▼

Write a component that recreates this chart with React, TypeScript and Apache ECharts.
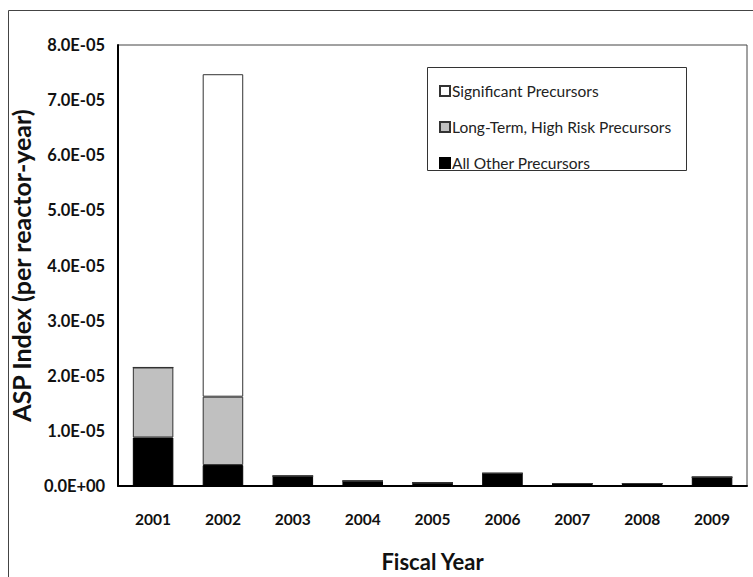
import React, { useEffect, useRef } from "react";
import * as echarts from "echarts";

const years = ["2001", "2002", "2003", "2004", "2005", "2006", "2007", "2008", "2009"];
const allOther = [8.8e-6, 3.8e-6, 1.8e-6, 0.9e-6, 0.6e-6, 2.3e-6, 0.45e-6, 0.45e-6, 1.6e-6];
const longTerm = [1.27e-5, 1.24e-5, 0, 0, 0, 0, 0, 0, 0];
const significant = [0, 5.85e-5, 0, 0, 0, 0, 0, 0, 0];
const yTicks = { min: 0, max: 8e-5, interval: 1e-5 };

const FONT = "Lato, 'Open Sans', sans-serif";

function fmt(v: number): string {
  if (v === 0) return "0.0E+00";
  const e = Math.floor(Math.log10(Math.abs(v)) + 1e-9);
  const m = v / Math.pow(10, e);
  const sign = e < 0 ? "-" : "+";
  const ae = Math.abs(e);
  return m.toFixed(1) + "E" + sign + (ae < 10 ? "0" + ae : String(ae));
}

export default function App() {
  const ref = useRef<HTMLDivElement>(null);
  useEffect(() => {
    if (!ref.current) return;
    const chart = echarts.init(ref.current, null, { renderer: "svg" });
    chart.setOption({
      animation: false,
      backgroundColor: "#fff",
      textStyle: { fontFamily: FONT },
      grid: {
        left: 115,
        top: 45,
        right: 6,
        bottom: 89,
        show: true,
        borderColor: "#444",
        borderWidth: 1,
        backgroundColor: "transparent",
      },
      graphic: [
        {
          type: "polyline",
          shape: { points: [[8.5, 577], [8.5, 10.5], [753, 10.5]] },
          style: { stroke: "#444", lineWidth: 1, fill: "none" },
          z: 1,
        },
        {
          type: "rect",
          shape: { x: 427.5, y: 67.5, width: 259, height: 103 },
          style: { fill: "#fff", stroke: "#333", lineWidth: 1 },
          z: 3,
        },
      ],
      legend: {
        orient: "vertical",
        left: 434,
        top: 77,
        z: 5,
        data: ["Significant Precursors", "Long-Term, High Risk Precursors", "All Other Precursors"],
        icon: "rect",
        itemWidth: 10,
        itemHeight: 10,
        itemGap: 18,
        textStyle: { fontFamily: FONT, fontSize: 15.5, color: "#222", lineHeight: 18, padding: [0, 0, 0, -3] },
      },
      xAxis: {
        type: "category",
        data: years,
        axisLine: { lineStyle: { color: "#000", width: 2 } },
        axisTick: { show: false },
        axisLabel: { fontFamily: FONT, fontWeight: "bold", fontSize: 15.5, color: "#111", margin: 25 },
        name: "Fiscal Year",
        nameLocation: "middle",
        nameGap: 64,
        nameTextStyle: { fontFamily: FONT, fontWeight: "bold", fontSize: 22, color: "#111" },
      },
      yAxis: {
        type: "value",
        min: yTicks.min,
        max: yTicks.max,
        interval: yTicks.interval,
        axisLine: { show: true, lineStyle: { color: "#000", width: 2 } },
        axisTick: { show: false },
        splitLine: { show: false },
        axisLabel: { fontFamily: FONT, fontWeight: "bold", fontSize: 16.5, color: "#111", margin: 13, formatter: (v: number) => fmt(v) },
        name: "ASP Index (per reactor-year)",
        nameLocation: "middle",
        nameGap: 83,
        nameTextStyle: { fontFamily: FONT, fontWeight: "bold", fontSize: 25, color: "#111" },
      },
      series: [
        {
          name: "All Other Precursors",
          type: "bar",
          stack: "asp",
          data: allOther,
          barWidth: "58%",
          itemStyle: { color: "#000", borderColor: "#000", borderWidth: 1 },
        },
        {
          name: "Long-Term, High Risk Precursors",
          type: "bar",
          stack: "asp",
          data: longTerm,
          itemStyle: { color: "#c0c0c0", borderColor: "#333", borderWidth: 1 },
        },
        {
          name: "Significant Precursors",
          type: "bar",
          stack: "asp",
          data: significant,
          itemStyle: { color: "#fff", borderColor: "#333", borderWidth: 1 },
        },
      ],
    });
    return () => chart.dispose();
  }, []);
  return <div ref={ref} style={{ position: "absolute", left: 0, top: 0, width: 753, height: 577 }} />;
}
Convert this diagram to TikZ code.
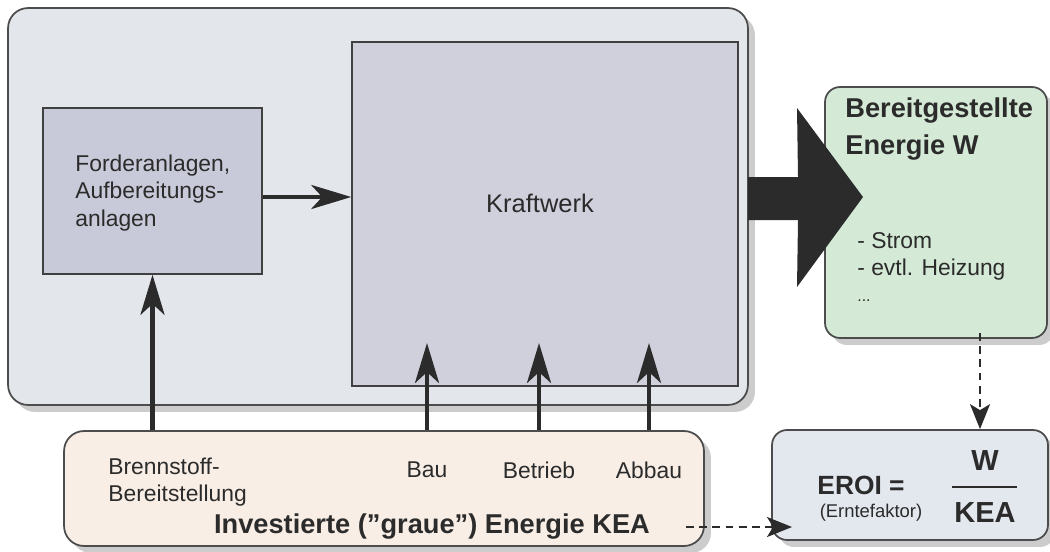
\documentclass[tikz,border=0pt]{standalone}
\usepackage{fontspec}
\setmainfont{Liberation Sans}
\usepackage{tikz}
\usetikzlibrary{arrows.meta, shadows, positioning}
\usepackage{xcolor}
\definecolor{plantgray}{HTML}{E3E6EA}
\definecolor{feedblue}{HTML}{C9CAD9}
\definecolor{kwlilac}{HTML}{D0CFDC}
\definecolor{outgreen}{HTML}{D5EAD6}
\definecolor{eroiblue}{HTML}{E3E7EE}
\definecolor{keabeige}{HTML}{F8EEE6}
\definecolor{inkgray}{HTML}{2B2B2B}

\begin{document}
\begin{tikzpicture}[x=0.02cm, y=-0.02cm,
        panel/.style={draw=black!70, line width=1pt, rounded corners=0.4cm,
            drop shadow={shadow xshift=0.14cm, shadow yshift=-0.14cm, fill=black!50, opacity=0.4}},
        unit/.style={draw=black!75, line width=0.9pt},
        txt/.style={text=inkgray, font=\fontsize{13}{15.5}\selectfont, inner sep=0pt},
        head/.style={text=inkgray, font=\bfseries\fontsize{15.5}{21.6}\selectfont, inner sep=0pt},
        feed/.style={line width=2.6pt, draw=inkgray, -{Stealth[length=0.8cm, width=0.48cm, inset=0.22cm]}},
        link/.style={line width=1.2pt, draw=inkgray, dash pattern=on 4.5pt off 3pt, -{Stealth[length=0.5cm, width=0.4cm, inset=0.12cm]}}]
    \useasboundingbox (0, 0) rectangle (1050, 551);
    % Boxes
    \node [panel, fill=plantgray, minimum width=14.8cm, minimum height=7.94cm] (plant) at (378, 206.5) {};
    \node [unit, fill=feedblue, minimum width=4.38cm, minimum height=3.32cm] (foerder) at (152.5, 191) {};
    \node [unit, fill=kwlilac, minimum width=7.72cm, minimum height=6.88cm] (kw) at (545, 214) {};
    \node [panel, rounded corners=0.3cm, fill=outgreen, minimum width=4.44cm, minimum height=5.02cm] (out) at (936, 212.5) {};
    \node [panel, fill=keabeige, minimum width=12.8cm, minimum height=2.3cm] (kea) at (384, 488.5) {};
    \node [panel, rounded corners=0.3cm, fill=eroiblue, minimum width=5.52cm, minimum height=2.2cm] (eroi) at (910, 485) {};
    % Texts
    \node [txt, align=left, anchor=west] (foerdertext) at (75, 193) {Forderanlagen,\\Aufbereitungs-\\anlagen};
    \node [txt, font=\fontsize{14.5}{17}\selectfont] (kwtext) at (540, 203) {Kraftwerk};
    \node [head, align=left, anchor=west] (wtitle) at (845, 129) {Bereitgestellte\\Energie W};
    \node [txt, align=left, anchor=west] (wlist) at (857, 256.5) {- Strom\\- evtl. Heizung};
    \node [txt, font=\fontsize{9}{10}\selectfont, anchor=west] (wmore) at (857, 301) {...};
    \node [txt, align=left, anchor=west] (fuel) at (108, 482) {Brennstoff-\\Bereitstellung};
    \node [txt] (bau) at (427, 470) {Bau};
    \node [txt] (betrieb) at (539, 470) {Betrieb};
    \node [txt] (abbau) at (649, 470) {Abbau};
    \node [head] (keatitle) at (432, 527) {Investierte ("graue") Energie KEA};
    \node [head, font=\bfseries\fontsize{15}{18}\selectfont] (eroilabel) at (861, 485) {EROI =};
    \node [txt, font=\fontsize{10.5}{12}\selectfont] (eroinote) at (871, 513) {(Erntefaktor)};
    \node [head, font=\bfseries\fontsize{16.5}{19}\selectfont] (num) at (985, 461) {W};
    \node [head, font=\bfseries\fontsize{16.5}{19}\selectfont] (den) at (985, 513) {KEA};
    \draw [line width=1.2pt, inkgray] (952, 487) -- (1017, 487);
    % Big output arrow
    \fill [inkgray] (748, 177) -- (798, 177) -- (797, 108) -- (863, 197) -- (797, 287) -- (798, 220) -- (748, 220) -- cycle;
    % Arrows
    \coordinate (feedout) at (263, 197);
    \coordinate (kwin) at (545, 343);
    \coordinate (wout) at (980, 333);
    \coordinate (keaout) at (686, 527);
    \coordinate (eroiin) at (792, 527);
    \draw [feed] (feedout) -- (feedout -| kw.west);
    \draw [feed] (foerder.south |- kea.north) -- (foerder.south);
    \draw [feed] (bau |- kea.north) -- (bau |- kwin);
    \draw [feed] (betrieb |- kea.north) -- (betrieb |- kwin);
    \draw [feed] (abbau |- kea.north) -- (abbau |- kwin);
    \draw [link] (wout) -- (wout |- eroi.north);
    \draw [link] (keaout) -- (eroiin);
\end{tikzpicture}
\end{document}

▲

Work to do:
Using the listing above, work out how many of its lines include "this", and give only the result.

Correct response:
2